(Part 1 here)
Since writing part 1 the overwhelming comments I’ve gotten from the women I know, as well as on the blog is that they don’t really think about “embracing their woman-ness”‘ these are usually paired with comments about lipstick and lace. Personally I agree with the internal feeling of being a person first rather than a woman. The men I know have an even harder time with this notion. None of them are ‘typical me’ they are artists, academics and activists, all people who have never fit the stereotypical male model.
My husband, the only person I’ve talked with who has been part of a Men’s group could only tell me that they spent their time talking about issues that were uniquely male. [I’m not sure what that means] Still this brings me no closer to identifying what it means to be a boy that doesn’t reflects traditional roles of men “the provider” “the aggressor” “the leader” the sports man” and “violent and uncontrollable” (or hyper for younger boys). Some of these are positive some negative, but they still are limiting. Well behaved boys fall into two categories sports players and geek. Artistic pursuits and other forms of non sports or leadership interests are usually seen as somehow subversive and suspect to drugs and activism (often seen as equally bad).
So maybe the question I am able to answer; as a woman who doesn’t focus on her own “femaleness” is what environment can we create for boys to explore who they are as individuals without biases around them, or other pressures. Maybe we aren’t looking for something new, but what we need to do is give the boys a chance to experience the positive environments that we have spent 40 years creating for girls. Not to take away from the girls but to strengthening the boys to feel comfortable being themselves.
By allowing boys to find their individualness we give them a chance to figure out for themselves who they are rather than falling into the traditional roles. This would be a place that legitimize other roles.
Until recently the response by women’s groups has been, that girls need these programs and boys don’t. Except now we’re seeing that boys need it just as much as girls. Bringing us back to the idea that we can’t really change things for girls without changing the framework in which they live. In other words changing the girls where the boys remain the same makes for new conflicts.
But as a mother of a boy I want to make these changes for him, not only for his role in reaction to the women around him. I want to give him an environment where he can continue to explore the world, and himself unaffected by prejudice. The nature of unschooling supports this, as we follow his interests. The situation would be different if he was at a traditional school. Still supporting him in one on one situation is only part of the solution. What has to happen is that there needs to be group situations where boys are supported, and on a greater scale how do we create a larger change so that we can create the world where both girls and boys can feel comfortable being themselves.
Final note, in a conversation with my father he mentioned that I may not be giving society enough of a chance, that the roles I list are limited and that boys are much more than that.
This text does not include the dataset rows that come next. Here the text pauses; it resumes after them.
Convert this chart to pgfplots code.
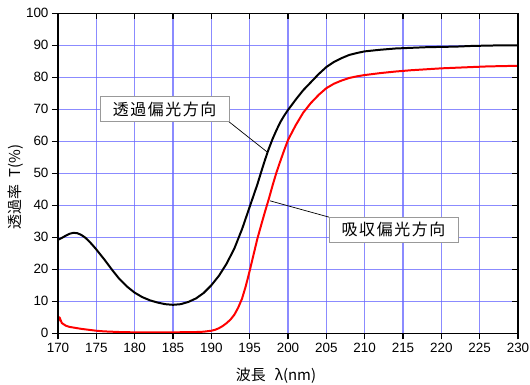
\documentclass[border=0pt]{standalone}
\usepackage{fontspec}
\setmainfont{Noto Sans CJK JP}
\newfontfamily\tickfont{Liberation Sans}
\usepackage{pgfplots}
\pgfplotsset{compat=1.18}
\definecolor{gridblue}{RGB}{100,100,255}
\begin{document}
\begin{tikzpicture}
\useasboundingbox (-58bp,-51.7bp) rectangle (472bp,333.3bp);
\begin{axis}[at={(0,0)}, anchor=south west,
 scale only axis, width=460bp, height=320bp,
 xmin=170, xmax=230, ymin=0, ymax=100,
 xtick={170,175,...,230}, ytick={0,10,...,100},
 xtick pos=left, ytick pos=left,
 tick align=outside, major tick length=6bp,
 grid=major, major grid style={gridblue, line width=1.1pt, opacity=0.75},
 tick style={black, line width=1.1pt},
 axis line style={line width=1.1pt},
 ticklabel style={font=\tickfont\fontsize{13.5}{15}\selectfont},
 /pgf/number format/assume math mode=true,
 xlabel={波長\hspace{0.6em}λ(nm)}, ylabel={透過率\hspace{0.5em}T(\%)},
 xlabel style={at={(axis description cs:0.474,-0.133)}, anchor=center, font=\fontsize{15}{18}\selectfont},
 ylabel style={at={(axis description cs:-0.091,0.457)}, anchor=center, font=\fontsize{15}{18}\selectfont},
]
\addplot[black, line width=2pt, line join=round] coordinates {
(170,29.2)(170.5,29.8)(171,30.5)(171.5,31.1)(172,31.4)(172.5,31.3)(173,30.8)(173.5,30.0)(174,28.9)(174.5,27.6)(175,26.2)(176,23.2)(177,20.0)(178,17.0)(179,14.6)(180,12.7)(181,11.3)(182,10.3)(183,9.6)(184,9.1)(185,8.9)(186,9.1)(187,9.8)(188,10.9)(189,12.6)(190,15.0)(191,18.0)(192,21.8)(193,26.5)(194,32.5)(194.5,36.0)(195,39.5)(195.5,43.0)(196,46.5)(196.5,50.4)(197,54.2)(197.5,57.7)(198,60.8)(198.5,63.5)(199,66.0)(199.5,68.0)(200,69.8)(201,73.0)(202,76.0)(203,78.5)(204,81.0)(205,83.2)(206,84.8)(207,86.0)(208,87.0)(209,87.6)(210,88.1)(212,88.6)(214,89.0)(216,89.2)(218,89.4)(220,89.5)(222,89.6)(224,89.8)(226,89.9)(228,90.0)(230,90.0)
};
\addplot[red, line width=2pt, line join=round] coordinates {
(170,3.5)(170.2,5.0)(170.5,3.2)(171,2.4)(171.5,2.0)(172,1.8)(173,1.4)(174,1.1)(175,0.8)(176,0.6)(177,0.5)(178,0.4)(180,0.3)(182,0.3)(185,0.3)(188,0.4)(189,0.5)(190,0.8)(190.5,1.1)(191,1.6)(191.5,2.3)(192,3.2)(192.5,4.3)(193,5.8)(193.5,8.0)(194,10.8)(194.5,14.8)(195,19.5)(195.5,24.5)(196,29.5)(196.5,33.8)(197,38.0)(197.5,42.0)(198,46.3)(198.5,50.3)(199,53.8)(199.5,57.2)(200,60.4)(201,65.0)(202,69.0)(203,72.0)(204,74.5)(205,76.6)(206,78.0)(207,79.0)(208,79.8)(209,80.3)(210,80.7)(212,81.3)(214,81.8)(216,82.2)(218,82.5)(220,82.8)(222,83.0)(224,83.2)(226,83.4)(228,83.5)(230,83.6)
};
\draw[black, line width=0.7pt] (axis cs:192.2,66.3) -- (axis cs:197.26,56.7);
\draw[black, line width=0.7pt] (axis cs:205.35,36.3) -- (axis cs:197.65,41.4);
\node[draw=gray!80, line width=0.8pt, fill=white, minimum width=129bp, minimum height=25bp, inner sep=0pt, font=\fontsize{16}{18}\selectfont\addfontfeature{LetterSpace=10}] at (axis cs:183.9,70.1) {透過偏光方向};
\node[draw=gray!80, line width=0.8pt, fill=white, minimum width=129bp, minimum height=25bp, inner sep=0pt, font=\fontsize{16}{18}\selectfont\addfontfeature{LetterSpace=10}] at (axis cs:213.76,32.4) {吸収偏光方向};
\end{axis}
\begin{axis}[at={(0,0)}, anchor=south west,
 scale only axis, width=460bp, height=320bp,
 xmin=170, xmax=230, ymin=0, ymax=100,
 xtick={170,175,...,230}, ytick={0,10,...,100},
 xtick pos=right, ytick pos=right,
 tick align=inside, major tick length=6bp,
 xticklabels={}, yticklabels={},
 tick style={black, line width=1.1pt},
 axis line style={line width=1.1pt},
]
\end{axis}
\end{tikzpicture}
\end{document}
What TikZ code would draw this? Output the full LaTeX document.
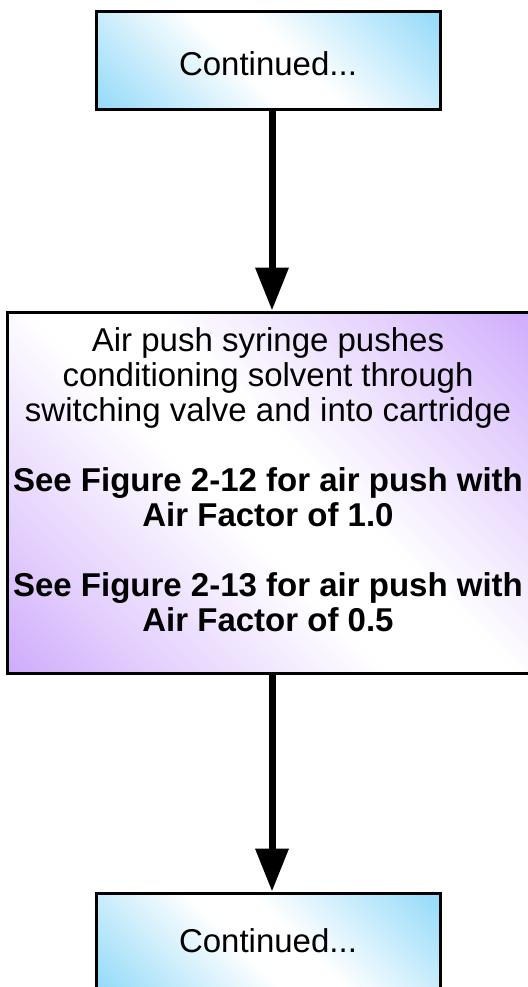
\documentclass[tikz,border=0pt]{standalone}
\usepackage{fontspec}
\setmainfont{Liberation Sans}
\usetikzlibrary{arrows.meta,shadows}
\definecolor{cblue}{RGB}{95,200,245}
\definecolor{cpurple}{RGB}{180,125,250}
\pgfdeclarehorizontalshading{blueshade}{100bp}{color(0bp)=(cblue); color(25bp)=(cblue!45!white); color(45bp)=(white); color(55bp)=(white); color(75bp)=(cblue!45!white); color(100bp)=(cblue)}
\pgfdeclarehorizontalshading{purpleshade}{100bp}{color(0bp)=(cpurple); color(25bp)=(cpurple!40!white); color(45bp)=(white); color(55bp)=(white); color(75bp)=(cpurple!40!white); color(100bp)=(cpurple)}
\tikzset{
  flowbox/.style={draw=black, line width=3pt, rectangle, inner sep=0pt,
    drop shadow={shadow xshift=-1.5pt, shadow yshift=-1.5pt, opacity=0.45}},
  contbox/.style={flowbox, shading=blueshade, shading angle=45,
    minimum width=344pt, minimum height=98pt},
  stepbox/.style={flowbox, shading=purpleshade, shading angle=45,
    minimum width=528pt, minimum height=361pt},
  flowarrow/.style={line width=7pt, -{Triangle[width=32pt,length=43pt]}},
}
\begin{document}
\begin{tikzpicture}[x=1pt,y=-1pt]
\useasboundingbox (0,0) rectangle (527,987);
\node[contbox] (top) at (268,61) {};
\node (toptext) at (268,64) {\fontsize{33}{36}\selectfont Continued...};
\node[stepbox] (mid) at (271,492.5) {};
\node[align=center, font=\fontsize{33}{35}\selectfont] (midtext) at (268,480)
  {Air push syringe pushes\\conditioning solvent through\\switching valve and into cartridge\\[35pt]
   \textbf{See Figure 2-12 for air push with}\\\textbf{Air Factor of 1.0}\\[35pt]
   \textbf{See Figure 2-13 for air push with}\\\textbf{Air Factor of 0.5}};
\node[contbox] (bot) at (268,942) {};
\node (bottext) at (268,941) {\fontsize{33}{36}\selectfont Continued...};
\draw[flowarrow] (top.south -| 272,0) -- (mid.north -| 272,0);
\draw[flowarrow] (mid.south -| 272,0) -- (bot.north -| 272,0);
\end{tikzpicture}
\end{document}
I have two different thoughts on this comment. One is that he is probably right boys are not looked at so negatively, that there is more room for them to grow as unique individuals. The other is that while this may be true in the world that we come from; an admittedly progressive and liberal environment where many of the women were breaking gender work barriers in the late 1950s, and their husbands were helping them and supporting their goals, there are other parts to this country where things haven’t changed so much for the boys (though progress for girls is happening).